From the Annals of the Coast – In 1851, the United States approved a contract to construct a lighthouse on South Padre Island. Known as the Port Isabel Lighthouse, construction was completed in 1852. It was one of 16 lighthouses constructed on the Texas coast and the only one open to the public at the Port Isabel State Historical Site. The PIL served as a beacon for more than 60 years but became obsolete and was extinguished in 1905. The lighthouse fell into neglect until the Texas State Parks Board provided funds for restoration in 1947. The historic landmark has become a popular tourist attraction for visitors to South Texas The PIL was restored in 2000 and returned to the appearance it had following its last major operational renovation in 1880.
The Texas Capitol Building prominently features a plaque honoring the Confederacy and proclaiming that the Civil War was not a rebellion and not about slavery. As Red has pointed out several times, all one need do is read the Texas Ordinance of Secession – a vile racist screed – to determine that the only reason Texas seceded was to protect its white citizens’ ability to own black slaves. And a lot of folks sure got killed in the non-rebellion that was the U.S. Civil War.

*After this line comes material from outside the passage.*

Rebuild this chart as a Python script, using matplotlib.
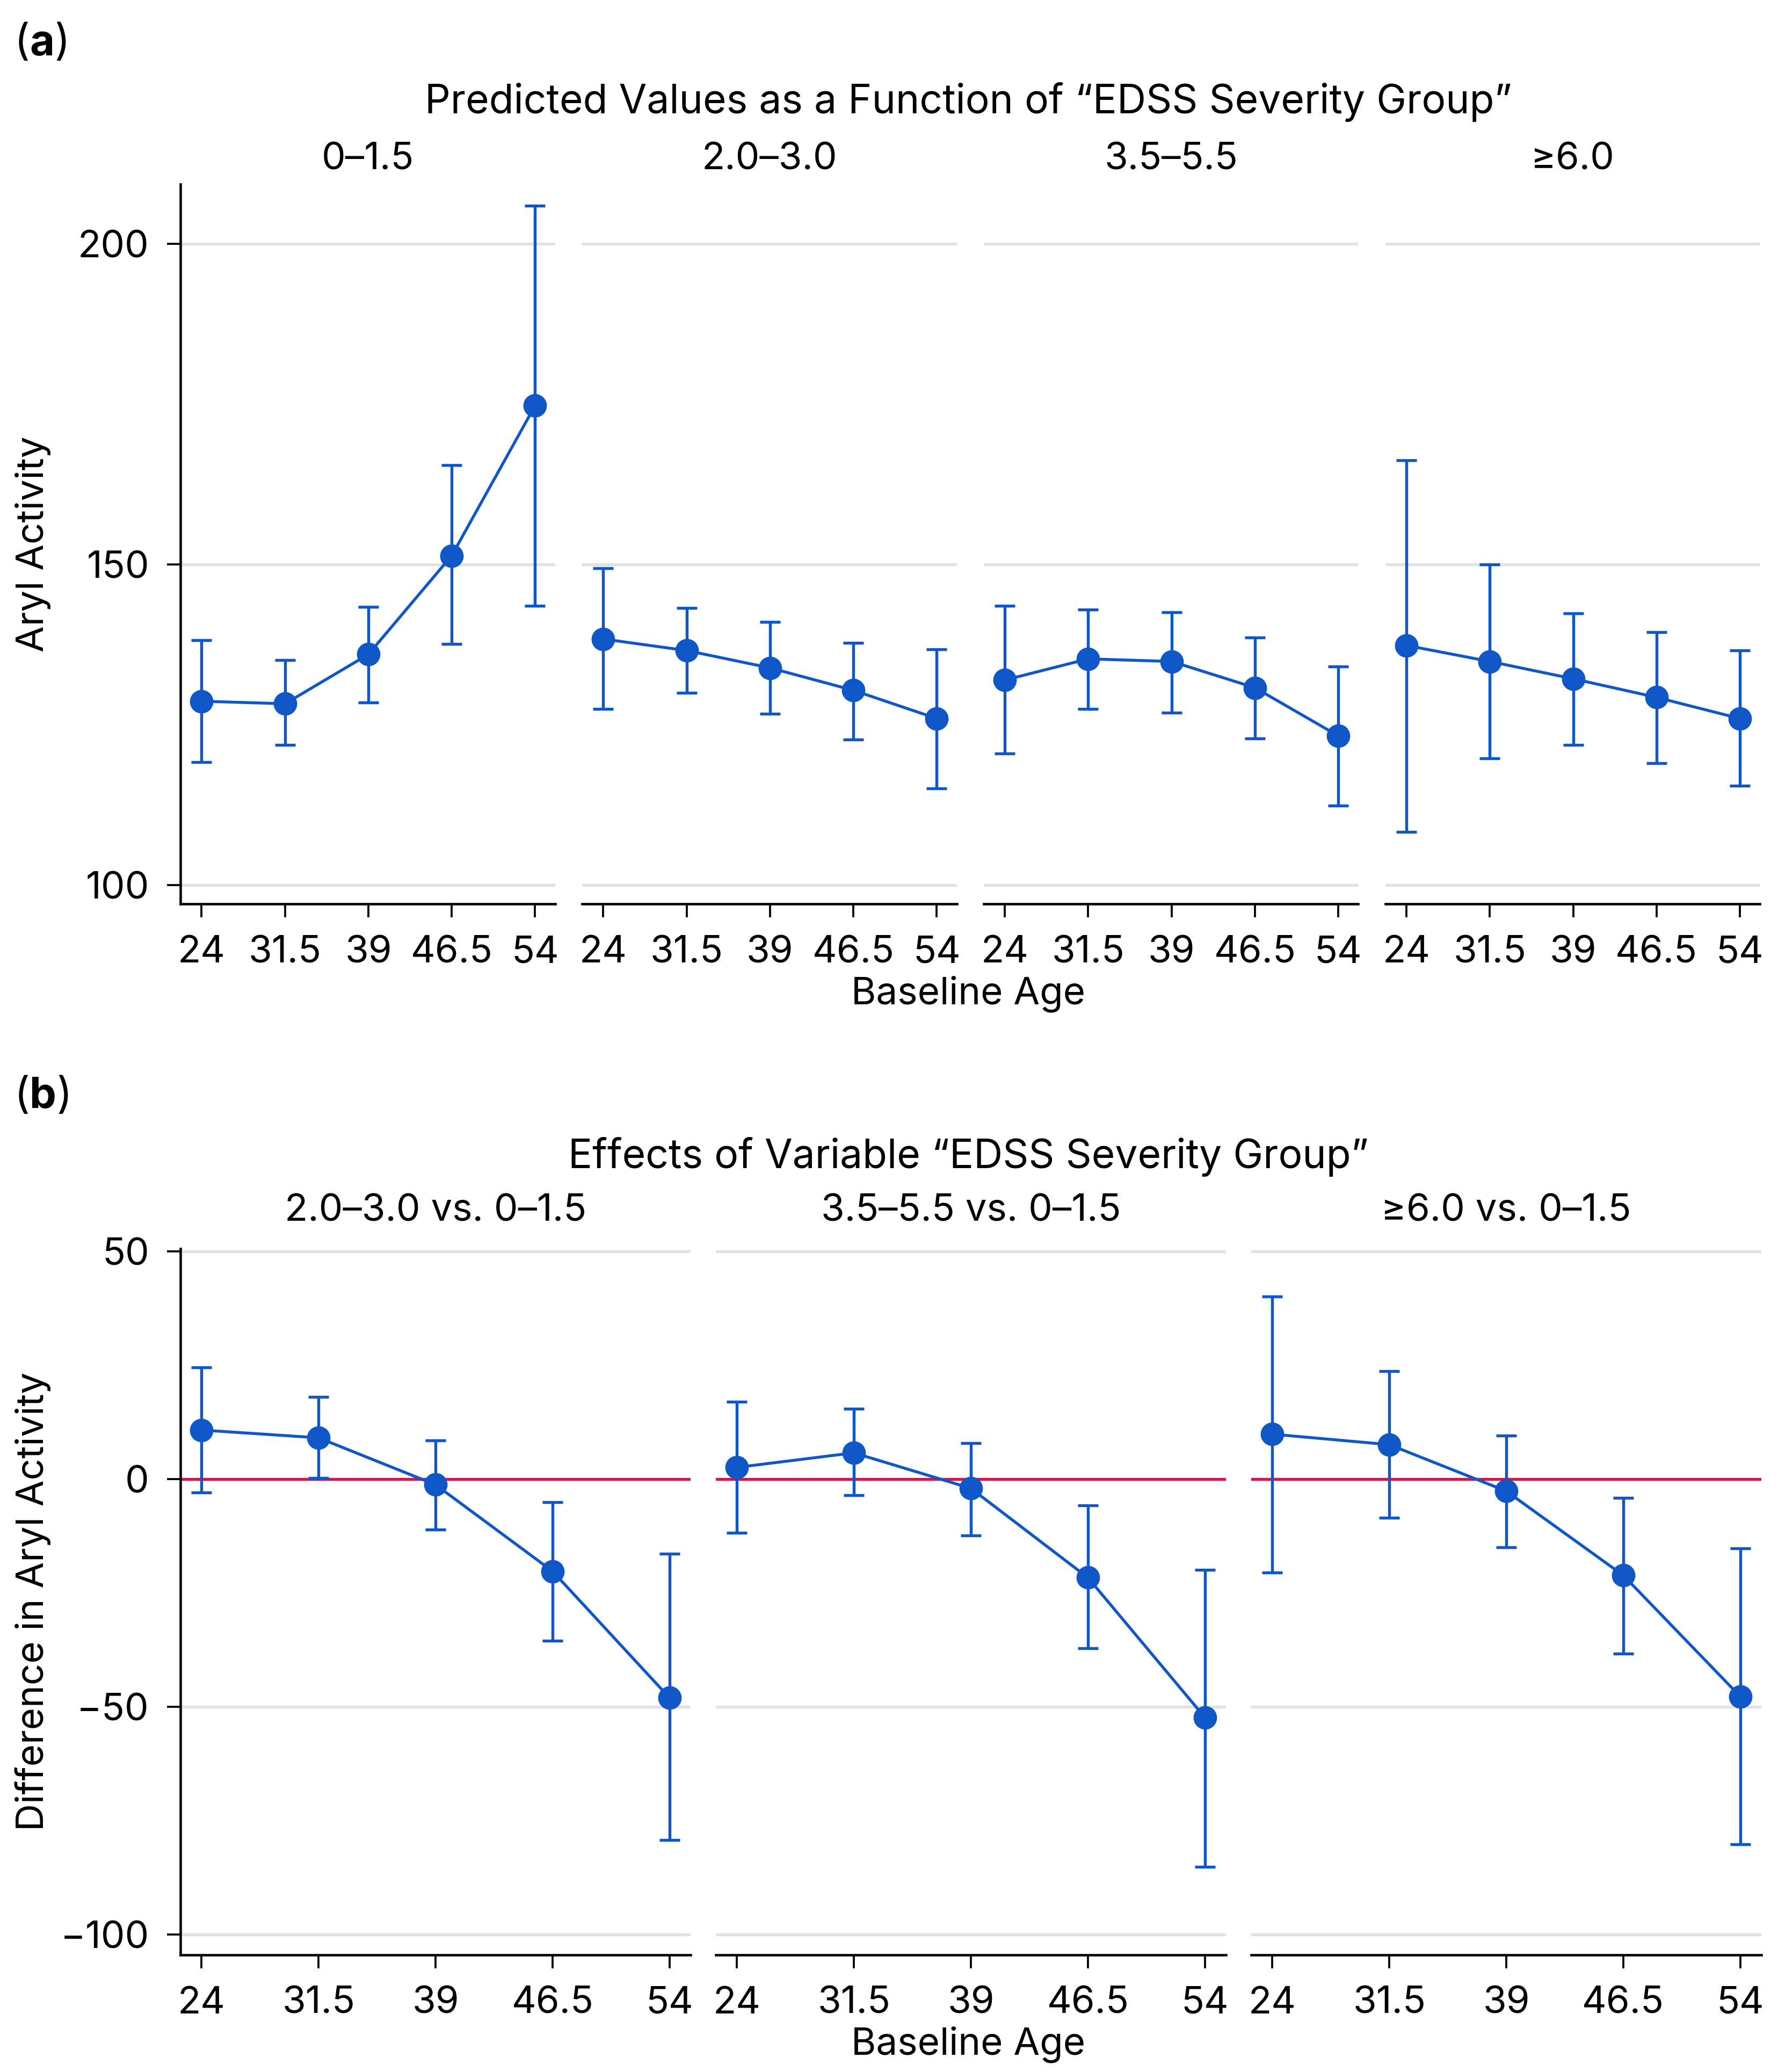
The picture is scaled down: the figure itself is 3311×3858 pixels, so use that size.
import matplotlib
matplotlib.use("Agg")
from matplotlib import pyplot as plt

plt.rcParams["font.family"] = ["Inter", "DejaVu Sans"]

ages = [24, 31.5, 39, 46.5, 54]
age_labels = ["24", "31.5", "39", "46.5", "54"]

# (a) predicted values per EDSS group
groups_a = ["0–1.5", "2.0–3.0", "3.5–5.5", "≥6.0"]
pred = [
    [128.7, 128.3, 136.0, 151.4, 174.8],
    [138.4, 136.6, 133.9, 130.4, 126.0],
    [132.0, 135.3, 134.9, 130.8, 123.3],
    [137.4, 134.9, 132.2, 129.3, 126.0],
]
pred_lo = [
    [119.2, 121.9, 128.5, 137.6, 143.6],
    [127.5, 130.0, 126.7, 122.7, 115.1],
    [120.5, 127.5, 126.9, 122.9, 112.4],
    [108.3, 119.8, 121.9, 119.0, 115.5],
]
pred_hi = [
    [138.2, 135.1, 143.4, 165.5, 206.0],
    [149.4, 143.2, 141.1, 137.8, 136.8],
    [143.6, 143.0, 142.6, 138.6, 134.1],
    [166.3, 150.0, 142.4, 139.5, 136.6],
]

# (b) differences vs 0–1.5
groups_b = ["2.0–3.0 vs. 0–1.5", "3.5–5.5 vs. 0–1.5", "≥6.0 vs. 0–1.5"]
diff = [
    [10.8, 9.1, -1.2, -20.2, -48.0],
    [2.6, 5.8, -2.0, -21.6, -52.3],
    [9.9, 7.6, -2.6, -21.1, -47.7],
]
diff_lo = [
    [-2.9, 0.3, -11.1, -35.4, -79.2],
    [-11.7, -3.5, -12.3, -37.1, -85.1],
    [-20.5, -8.5, -14.9, -38.3, -80.1],
]
diff_hi = [
    [24.6, 18.1, 8.5, -5.0, -16.4],
    [17.0, 15.5, 7.9, -5.8, -19.9],
    [40.1, 23.7, 9.6, -4.1, -15.2],
]

BLUE = "#0f57c8"
RED = "#d0184a"
GRID = "#e2e2e2"
FS = 17

fig = plt.figure(figsize=(11.04, 12.86), dpi=300)


def style_axes(ax, first):
    ax.grid(axis="y", color=GRID, linewidth=1.3, zorder=0)
    ax.set_axisbelow(True)
    ax.spines["top"].set_visible(False)
    ax.spines["right"].set_visible(False)
    ax.spines["bottom"].set_linewidth(1.1)
    ax.spines["left"].set_linewidth(1.1)
    ax.tick_params(labelsize=FS, width=0.9, length=6, pad=8)
    ax.set_xticks(ages)
    ax.set_xticklabels(age_labels)
    if not first:
        ax.spines["left"].set_visible(False)
        ax.tick_params(axis="y", left=False, labelleft=False)


def draw(ax, y, lo, hi):
    yerr = [[v - l for v, l in zip(y, lo)], [h - v for v, h in zip(y, hi)]]
    ax.errorbar(ages, y, yerr=yerr, color=BLUE, marker="o", markersize=9.5,
                linewidth=1.3, elinewidth=1.3, capsize=4.5, capthick=1.3,
                zorder=3)


# panel (a)
left, w, gap = 0.1015, 0.2106, 0.0152
bot_a, top_a = 0.5638, 0.911
for i, g in enumerate(groups_a):
    ax = fig.add_axes([left + i * (w + gap), bot_a, w, top_a - bot_a])
    style_axes(ax, i == 0)
    draw(ax, pred[i], pred_lo[i], pred_hi[i])
    ax.set_xlim(22.1, 55.8)
    ax.set_ylim(97.1, 209.3)
    ax.set_yticks([100, 150, 200])
    ax.text(0.5, (0.9231 - bot_a) / (top_a - bot_a), g,
            transform=ax.transAxes, ha="center", va="center", fontsize=FS)

# panel (b)
w2, gap2 = 0.2868, 0.0142
bot_b, top_b = 0.0566, 0.3973
for i, g in enumerate(groups_b):
    ax = fig.add_axes([left + i * (w2 + gap2), bot_b, w2, top_b - bot_b])
    style_axes(ax, i == 0)
    ax.axhline(0, color=RED, linewidth=1.3, zorder=2)
    draw(ax, diff[i], diff_lo[i], diff_hi[i])
    ax.set_xlim(22.65, 55.35)
    ax.set_ylim(-104.4, 50.6)
    ax.set_yticks([-100, -50, 0, 50])
    ax.set_yticklabels(["−100", "−50", "0", "50"])
    ax.text(0.5, (0.4156 - bot_b) / (top_b - bot_b), g,
            transform=ax.transAxes, ha="center", va="center", fontsize=FS)

fig.text(0.0185, (bot_a + top_a) / 2, "Aryl Activity", rotation=90,
         ha="center", va="center", fontsize=FS)
fig.text(0.0185, (bot_b + top_b) / 2, "Difference in Aryl Activity",
         rotation=90, ha="center", va="center", fontsize=FS)

fig.text(0.5444, 0.9507, "Predicted Values as a Function of “EDSS Severity Group”",
         ha="center", va="center", fontsize=FS + 1)
fig.text(0.5444, 0.4416, "Effects of Variable “EDSS Severity Group”",
         ha="center", va="center", fontsize=FS + 1)
fig.text(0.5444, 0.5202, "Baseline Age", ha="center", va="center", fontsize=FS)
fig.text(0.5444, 0.0133, "Baseline Age", ha="center", va="center", fontsize=FS)

for label, ypos in [("a", 0.979), ("b", 0.4706)]:
    t1 = fig.text(0.008, ypos, "(", ha="left", va="center", fontsize=FS + 2)
    t2 = plt.annotate(label, xy=(1, 0), xycoords=t1, va="bottom", ha="left",
                      fontsize=FS + 2, weight="bold")
    plt.annotate(")", xy=(1, 0), xycoords=t2, va="bottom", ha="left",
                 fontsize=FS + 2)

fig.savefig("out.png", dpi=300)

Red and others wonder why this disgusting piece of utter racist bullshit and revisionist history still has a place anywhere in the public space in Texas. Apparently former speaker Joe Strauss and incoming boss Dennis Bonnen both agree it should go. The hold up is likely our Poor Idiot Governor Abbott who is terrified of doing anything that might affect his right wing bona fides. The Texas Tribune has the full story.
From the Annals of the Extinct – In 2000, part of what is now the Waco Mammoth National Monument opened. The WMNM is at a site where a herd of mammoths were trapped during a flood about 68,000 years ago. The area contains the remains of 24 Columbian Mammoths, along with the remains of associated animals of the late Pleistocene, including Western Camel (Camelops hesternus), saber-toothed cat (Homotherium), dwarf antelope (cf. Capromeryx), American Alligator (Alligator mississippiensis), and giant tortoise (Hesperotestudo). The site contain the Nation’s only recorded discovery of a nursery herd (females and offspring) of Pleistocene mammoths, comprising at least 18 of the unearthed mammoths.